In einer Radio-Talkshow haben Sie kürzlich von den Gebeten für Ihre Familie berichtet. Was bedeutet Ihnen das Beten?
Beten ist Zwiesprache. Ich kann danken, ich kann um den richtigen Weg bitten, ich kann um Fürsorge und Schutz bitten.
Ihr Impuls an die Christen in diesem Land: Wofür sollten sie im Blick auf das neue Jahr speziell beten?
Abgesehen davon, dass 2001 nach dem letzten Silvesterrummel nun tatsächlich das erste Jahr des dritten Jahrtausends ist: Die Gebete betreffen immer dasselbe, nämlich Liebe, Versöhnung, Frieden. Das gilt im privaten wie im öffentlichen Leben, zwischen Familien wie zwischen Völkern und Staaten.
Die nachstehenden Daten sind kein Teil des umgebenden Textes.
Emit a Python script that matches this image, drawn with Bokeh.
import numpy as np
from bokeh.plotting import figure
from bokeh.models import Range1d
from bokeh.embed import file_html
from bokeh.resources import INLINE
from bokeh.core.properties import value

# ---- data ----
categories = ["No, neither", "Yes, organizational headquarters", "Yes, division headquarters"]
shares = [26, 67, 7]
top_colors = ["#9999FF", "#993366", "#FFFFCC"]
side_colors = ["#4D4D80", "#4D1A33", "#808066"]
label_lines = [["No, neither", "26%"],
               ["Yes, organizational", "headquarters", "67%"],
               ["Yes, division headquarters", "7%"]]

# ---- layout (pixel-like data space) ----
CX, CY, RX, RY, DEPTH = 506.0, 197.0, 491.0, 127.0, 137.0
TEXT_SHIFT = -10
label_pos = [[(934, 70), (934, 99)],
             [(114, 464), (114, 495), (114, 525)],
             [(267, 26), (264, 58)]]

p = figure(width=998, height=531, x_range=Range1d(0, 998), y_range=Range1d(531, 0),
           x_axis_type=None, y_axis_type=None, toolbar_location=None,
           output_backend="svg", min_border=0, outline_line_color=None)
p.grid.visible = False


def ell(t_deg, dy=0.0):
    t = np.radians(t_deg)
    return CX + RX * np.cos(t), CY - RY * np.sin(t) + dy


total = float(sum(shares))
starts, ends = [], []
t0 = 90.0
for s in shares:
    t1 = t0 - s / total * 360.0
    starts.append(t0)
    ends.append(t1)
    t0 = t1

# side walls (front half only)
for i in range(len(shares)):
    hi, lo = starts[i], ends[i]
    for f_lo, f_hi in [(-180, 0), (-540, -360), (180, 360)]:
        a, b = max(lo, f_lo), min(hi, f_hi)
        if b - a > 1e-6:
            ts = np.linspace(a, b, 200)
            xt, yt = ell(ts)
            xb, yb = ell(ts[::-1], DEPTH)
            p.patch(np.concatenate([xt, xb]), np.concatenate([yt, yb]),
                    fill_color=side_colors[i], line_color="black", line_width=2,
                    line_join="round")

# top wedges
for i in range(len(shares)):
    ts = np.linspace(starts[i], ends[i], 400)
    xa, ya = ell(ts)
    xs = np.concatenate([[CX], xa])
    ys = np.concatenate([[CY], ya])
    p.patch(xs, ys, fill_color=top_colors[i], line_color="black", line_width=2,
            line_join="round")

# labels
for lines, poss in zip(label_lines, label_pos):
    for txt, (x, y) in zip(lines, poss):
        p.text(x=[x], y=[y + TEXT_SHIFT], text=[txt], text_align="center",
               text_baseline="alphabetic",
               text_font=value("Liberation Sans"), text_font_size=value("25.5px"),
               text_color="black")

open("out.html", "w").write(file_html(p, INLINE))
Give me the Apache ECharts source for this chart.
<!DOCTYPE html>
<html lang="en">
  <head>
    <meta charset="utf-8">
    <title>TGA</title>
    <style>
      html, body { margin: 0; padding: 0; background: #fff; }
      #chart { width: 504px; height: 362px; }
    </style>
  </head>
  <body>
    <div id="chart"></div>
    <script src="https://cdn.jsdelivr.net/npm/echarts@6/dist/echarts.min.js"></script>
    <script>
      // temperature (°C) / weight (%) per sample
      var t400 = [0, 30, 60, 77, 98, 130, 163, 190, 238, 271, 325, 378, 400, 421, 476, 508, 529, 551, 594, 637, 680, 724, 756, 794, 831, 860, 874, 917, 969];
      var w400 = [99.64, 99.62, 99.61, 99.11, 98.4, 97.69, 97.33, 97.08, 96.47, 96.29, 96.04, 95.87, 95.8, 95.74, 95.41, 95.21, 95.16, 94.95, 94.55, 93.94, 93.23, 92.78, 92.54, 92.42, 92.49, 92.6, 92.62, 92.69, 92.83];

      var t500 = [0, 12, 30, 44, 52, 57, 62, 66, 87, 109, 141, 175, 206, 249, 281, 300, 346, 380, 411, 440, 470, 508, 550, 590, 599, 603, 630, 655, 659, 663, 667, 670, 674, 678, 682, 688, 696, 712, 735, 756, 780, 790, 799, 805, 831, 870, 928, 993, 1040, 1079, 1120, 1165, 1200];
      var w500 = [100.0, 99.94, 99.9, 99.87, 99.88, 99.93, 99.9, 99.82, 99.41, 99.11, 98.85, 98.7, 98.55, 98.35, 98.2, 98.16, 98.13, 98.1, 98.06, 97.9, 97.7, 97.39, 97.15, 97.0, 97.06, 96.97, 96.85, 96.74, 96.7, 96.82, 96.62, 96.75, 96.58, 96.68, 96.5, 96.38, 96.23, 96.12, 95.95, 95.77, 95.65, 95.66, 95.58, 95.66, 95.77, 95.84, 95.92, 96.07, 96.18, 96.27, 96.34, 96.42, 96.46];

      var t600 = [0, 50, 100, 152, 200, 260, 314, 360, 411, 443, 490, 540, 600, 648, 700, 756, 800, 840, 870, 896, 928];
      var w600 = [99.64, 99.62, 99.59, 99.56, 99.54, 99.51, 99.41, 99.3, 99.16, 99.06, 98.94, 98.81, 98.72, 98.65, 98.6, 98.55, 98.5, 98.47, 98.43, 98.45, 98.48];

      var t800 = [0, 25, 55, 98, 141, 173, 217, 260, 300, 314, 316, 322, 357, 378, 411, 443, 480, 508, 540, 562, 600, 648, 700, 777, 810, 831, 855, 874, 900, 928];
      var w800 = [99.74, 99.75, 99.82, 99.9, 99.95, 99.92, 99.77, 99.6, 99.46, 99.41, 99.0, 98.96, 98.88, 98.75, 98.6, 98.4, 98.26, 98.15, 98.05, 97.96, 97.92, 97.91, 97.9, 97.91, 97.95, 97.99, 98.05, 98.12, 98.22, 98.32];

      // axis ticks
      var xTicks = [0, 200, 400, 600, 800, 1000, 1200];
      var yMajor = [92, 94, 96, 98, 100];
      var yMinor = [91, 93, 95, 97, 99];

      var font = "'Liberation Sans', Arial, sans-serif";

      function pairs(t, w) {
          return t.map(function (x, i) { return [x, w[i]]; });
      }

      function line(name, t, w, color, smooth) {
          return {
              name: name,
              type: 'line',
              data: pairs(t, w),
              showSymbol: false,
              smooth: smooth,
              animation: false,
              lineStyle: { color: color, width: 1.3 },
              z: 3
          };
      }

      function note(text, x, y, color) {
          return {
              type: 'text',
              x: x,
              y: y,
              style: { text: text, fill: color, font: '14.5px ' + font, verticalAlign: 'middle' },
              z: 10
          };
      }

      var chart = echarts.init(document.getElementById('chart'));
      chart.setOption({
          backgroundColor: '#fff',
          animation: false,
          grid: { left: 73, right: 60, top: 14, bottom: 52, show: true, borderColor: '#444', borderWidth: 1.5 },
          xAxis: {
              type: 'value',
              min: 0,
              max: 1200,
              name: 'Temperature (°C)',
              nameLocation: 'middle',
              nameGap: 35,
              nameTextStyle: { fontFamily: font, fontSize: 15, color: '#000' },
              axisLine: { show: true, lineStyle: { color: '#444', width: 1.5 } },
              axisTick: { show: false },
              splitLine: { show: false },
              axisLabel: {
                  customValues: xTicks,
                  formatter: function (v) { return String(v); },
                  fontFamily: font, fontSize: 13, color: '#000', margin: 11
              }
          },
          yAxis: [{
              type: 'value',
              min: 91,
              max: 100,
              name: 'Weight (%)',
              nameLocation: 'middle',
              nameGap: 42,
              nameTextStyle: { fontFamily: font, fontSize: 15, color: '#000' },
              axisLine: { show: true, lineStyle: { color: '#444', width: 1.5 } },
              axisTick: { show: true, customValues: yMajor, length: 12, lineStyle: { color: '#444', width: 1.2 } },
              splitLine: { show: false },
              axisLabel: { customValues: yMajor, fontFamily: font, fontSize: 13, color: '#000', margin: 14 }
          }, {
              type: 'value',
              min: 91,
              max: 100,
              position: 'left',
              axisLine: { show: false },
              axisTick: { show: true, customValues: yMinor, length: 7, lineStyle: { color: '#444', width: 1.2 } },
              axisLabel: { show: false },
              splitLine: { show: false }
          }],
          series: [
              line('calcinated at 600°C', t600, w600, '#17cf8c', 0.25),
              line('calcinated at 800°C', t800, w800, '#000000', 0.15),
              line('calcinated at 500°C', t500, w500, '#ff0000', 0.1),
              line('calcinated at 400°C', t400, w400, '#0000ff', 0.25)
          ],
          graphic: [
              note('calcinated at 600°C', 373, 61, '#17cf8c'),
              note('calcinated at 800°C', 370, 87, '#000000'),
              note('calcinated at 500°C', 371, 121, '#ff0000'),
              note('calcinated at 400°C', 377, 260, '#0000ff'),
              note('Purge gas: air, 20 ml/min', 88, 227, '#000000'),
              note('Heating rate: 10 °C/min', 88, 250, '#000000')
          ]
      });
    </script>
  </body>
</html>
Es war spürbar, dass Sie das Jahr als Bundespräsident mit Haut und Haar genutzt und auch genossen haben. Und was nun?
Mein zweites und letztes Präsidialjahr dauert bis zum 31. Dezember! Ich empfange noch den britischen Thronfolger, den österreichischen Bundespräsidenten, den italienischen Staatspräsidenten, das belgische Königspaar. Weitere Gelegenheiten also, Gästen aus dem Ausland die Schweiz zu zeigen und zu erklären. Vom 1. Januar 2001 an werde ich mehr Zeit für meine Familie haben, mehr Zeit zum Ausschlafen, mehr Zeit zum Skifahren und Bergsteigen, mehr Zeit zum Nachdenken. Wenn ich meine Batterien wieder voll aufgeladen habe, dann sehen wir weiter. Der Ogi ist noch zu jung, um in eine Hängematte zu liegen!
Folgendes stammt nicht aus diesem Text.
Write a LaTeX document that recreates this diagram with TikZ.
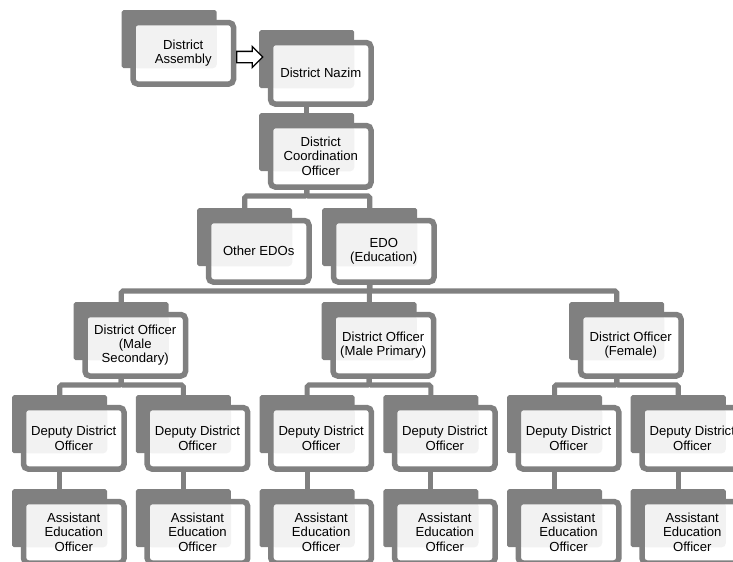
\documentclass[tikz,border=0pt]{standalone}
\usepackage{fontspec}
\setmainfont{Liberation Sans}
\usetikzlibrary{calc,shapes.arrows}
\pgfdeclarelayer{background}
\pgfsetlayers{background,main}

\definecolor{boxdark}{HTML}{808080}
\definecolor{boxlight}{HTML}{F2F2F2}

\tikzset{
  backbox/.style={fill=boxdark, rounded corners=1.5pt, inner sep=0pt,
    minimum width=2.85cm, minimum height=1.74cm, anchor=north west},
  framebox/.style={draw=boxdark, fill=white, line width=4.7pt, rounded corners=4pt,
    inner sep=0pt, minimum width=3.015cm, minimum height=1.845cm, anchor=north west},
  labeltext/.style={align=center, font=\fontsize{11.2}{12.2}\selectfont, text=black},
  conn/.style={draw=boxdark, line width=4.3pt, rounded corners=1.5pt},
  blockarrow/.style={single arrow, draw=black, fill=white, line width=1.1pt,
    minimum height=0.78cm, inner sep=0.15cm, single arrow head extend=0.15cm}
}

% back block, frame and text of one box; #2,#3 = top left of the back block
\newcommand{\orgbox}[4]{%
  \node[backbox] (#1-b) at (#2,#3) {};
  \node[framebox, path picture={\fill[boxlight] (path picture bounding box.north west) rectangle (#1-b.south east);}]
    (#1) at ($(#2,#3)+(8.75,9.75)$) {};
  \node[labeltext] (#1-t) at (#1.center) {#4};
}

\begin{document}
\begin{tikzpicture}[x=0.03cm, y=-0.03cm]
\useasboundingbox (0,0) rectangle (733,561);

\orgbox{asm}{121.5}{10}{District\\Assembly}
\orgbox{nazim}{259}{30}{District Nazim}
\orgbox{dco}{259}{113}{District\\Coordination\\Officer}
\orgbox{oedo}{197}{208}{Other EDOs}
\orgbox{edo}{322}{208}{EDO\\(Education)}
\orgbox{dos}{73.5}{302}{District Officer\\(Male\\Secondary)}
\orgbox{dop}{321.5}{302}{District Officer\\(Male Primary)}
\orgbox{dof}{569}{302}{District Officer\\(Female)}
\foreach \i/\x in {1/12,2/135.7,3/259.4,4/383.1,5/506.8,6/630.5} {
  \orgbox{ddo\i}{\x}{395}{Deputy District\\Officer}
  \orgbox{aeo\i}{\x}{489}{Assistant\\Education\\Officer}
}

\node[blockarrow] (arr) at (247,57) {};

\coordinate (bar1) at (0,196);
\coordinate (bar2) at (0,291);
\coordinate (bar3) at (0,385);

\begin{pgfonlayer}{background}
\draw[conn] (nazim-b.center) -- (dco-b.center);
\draw[conn] (dco-b.center) |- (oedo-b.center |- bar1) -- (oedo-b.center);
\draw[conn] (dco-b.center) |- (edo-b.center |- bar1) -- (edo-b.center);
\draw[conn] (edo-b.center) |- (dos-b.center |- bar2) -- (dos-b.center);
\draw[conn] (edo-b.center) -- (dop-b.center);
\draw[conn] (edo-b.center) |- (dof-b.center |- bar2) -- (dof-b.center);
\draw[conn] (dos-b.center) |- (ddo1-b.center |- bar3) -- (ddo1-b.center);
\draw[conn] (dos-b.center) |- (ddo2-b.center |- bar3) -- (ddo2-b.center);
\draw[conn] (dop-b.center) |- (ddo3-b.center |- bar3) -- (ddo3-b.center);
\draw[conn] (dop-b.center) |- (ddo4-b.center |- bar3) -- (ddo4-b.center);
\draw[conn] (dof-b.center) |- (ddo5-b.center |- bar3) -- (ddo5-b.center);
\draw[conn] (dof-b.center) |- (ddo6-b.center |- bar3) -- (ddo6-b.center);
\foreach \i in {1,...,6}
  \draw[conn] (ddo\i-b.center) -- (aeo\i-b.center);
\end{pgfonlayer}
\end{tikzpicture}
\end{document}
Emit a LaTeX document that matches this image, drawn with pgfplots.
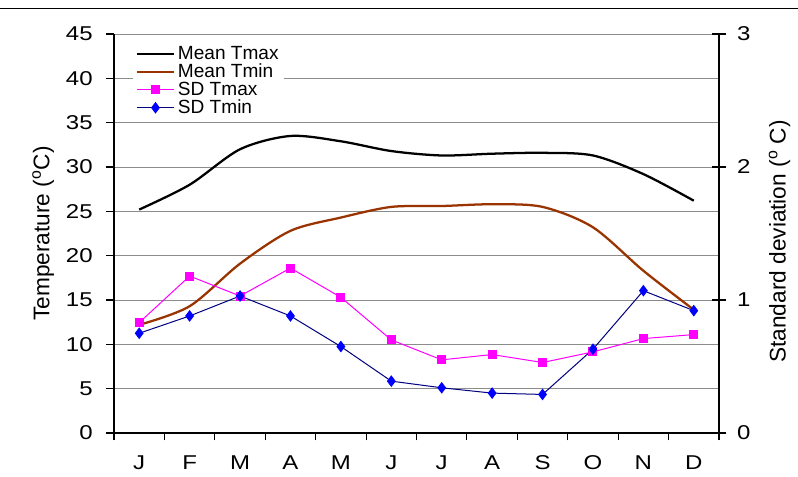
\documentclass[border=0pt]{standalone}
\usepackage{pgfplots}
\pgfplotsset{compat=1.18}
\usepackage{fontspec}
\setmainfont{Liberation Sans}
\newfontfamily\widefam[FakeStretch=1.2]{Liberation Sans}
\definecolor{tminc}{RGB}{153,51,0}
\definecolor{sdmax}{RGB}{255,0,255}
\definecolor{sdminl}{RGB}{0,0,128}
\definecolor{sdminm}{RGB}{0,0,255}
\definecolor{gridc}{RGB}{140,140,140}
\newcommand{\tickfont}{\widefam\fontsize{15}{18}\selectfont}
\newcommand{\labfont}{\fontsize{17}{20}\selectfont}

\pgfplotstableread{
m tmax tmin sdmax sdmin
0 25.2 12.2 0.83 0.75
1 28.0 14.3 1.18 0.88
2 32.0 19.1 1.03 1.03
3 33.5 22.8 1.24 0.88
4 32.9 24.3 1.02 0.65
5 31.8 25.5 0.70 0.39
6 31.3 25.6 0.55 0.34
7 31.5 25.8 0.59 0.30
8 31.6 25.5 0.53 0.29
9 31.3 23.2 0.61 0.63
10 29.2 18.3 0.71 1.07
11 26.2 13.9 0.74 0.92
}\datatable

\begin{document}
\begin{tikzpicture}
\useasboundingbox (0,0) rectangle (598.5pt,357pt);
\draw[line width=0.9pt] (0,350.6pt) -- (598.5pt,350.6pt);
\pgfplotsset{
  myaxis/.style={
    at={(85.5pt,32.25pt)}, anchor=south west,
    scale only axis, width=453.75pt, height=299.25pt,
    xmin=-0.5, xmax=11.5,
    /pgf/number format/assume math mode=true,
    axis line style={line width=0.9pt, black},
    every tick/.style={black, line width=0.8pt},
  }
}
\begin{axis}[myaxis,
  ymin=0, ymax=45, ytick={0,5,...,45},
  axis x line*=bottom, axis y line*=left,
  xtick={0,...,11},
  xticklabels={J,F,M,A,M,J,J,A,S,O,N,D},
  major x tick style={draw=none},
  minor xtick={-0.5,0.5,...,11.5},
  tick align=outside,
  major tick length=6pt, minor tick length=5.5pt,
  xticklabel style={yshift=-7.5pt, font=\tickfont},
  yticklabel style={xshift=-6.5pt, font=\tickfont},
  ymajorgrids, grid style={gridc, line width=0.6pt},
  ylabel={Temperature (\textsuperscript{o}C)},
  ylabel style={at={(axis description cs:-0.117,0.50)}, anchor=center, font=\labfont},
  legend cell align=left,
  legend style={at={(axis description cs:0.031,0.982)}, anchor=north west,
    draw=none, fill=white, font=\fontsize{14.3}{15}\selectfont,
    row sep=-2.3pt, inner sep=2pt},
  legend image code/.code={
    \draw[#1] (0pt,0pt) -- (28pt,0pt);
    \draw[#1, draw=none, fill=none] plot coordinates {(14pt,0pt)};
  },
]
\addplot[black, line width=1.7pt, smooth] table[x=m, y=tmax] {\datatable};
\addlegendentry{Mean Tmax}
\addplot[tminc, line width=1.7pt, smooth] table[x=m, y=tmin] {\datatable};
\addlegendentry{Mean Tmin}
\addlegendimage{sdmax, line width=0.75pt, mark=square*, mark size=3pt, mark options={fill=sdmax, draw=sdmax}}
\addlegendentry{SD Tmax}
\addlegendimage{sdminl, line width=0.75pt, mark=diamond*, mark size=3.8pt, mark options={fill=sdminm, draw=sdminm}}
\addlegendentry{SD Tmin}
\end{axis}
\begin{axis}[myaxis,
  ymin=0, ymax=3, ytick={0,1,2,3},
  axis x line=none, axis y line*=right,
  tick align=center, major tick length=11pt,
  yticklabel style={xshift=4.5pt, font=\tickfont},
  ylabel={Standard deviation (\textsuperscript{o} C)},
  ylabel style={at={(axis description cs:1.100,0.48)}, anchor=center, rotate=0, font=\labfont},
]
\addplot[sdmax, line width=0.75pt, mark=square*, mark size=3pt, mark options={fill=sdmax, draw=sdmax}] table[x=m, y=sdmax] {\datatable};
\addplot[sdminl, line width=0.75pt, mark=diamond*, mark size=3.8pt, mark options={fill=sdminm, draw=sdminm}] table[x=m, y=sdmin] {\datatable};
\end{axis}
\end{tikzpicture}
\end{document}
Worauf werden Sie als alt Bundesrat einmal stolz und dankbar zurückblicken?
Vorerst werde ich mich an den neuen Titel alt Bundesrat gewöhnen müssen... Aber zu Ihrer Frage: Beim ehemaligen Verkehrsminister steht sicher das Jahrhundertbauwerk Neat im Vordergrund, beim Verteidigungsminister die Armee XXI und die sicherheitspolitische Öffnung.
Wovon träumen Sie?
Von einer offenen, solidarischen, weltweit respektierten Schweiz, die ihre Erfahrungen aus über 700 Jahren Eidgenossenschaft in der internationalen Gemeinschaft einbringt.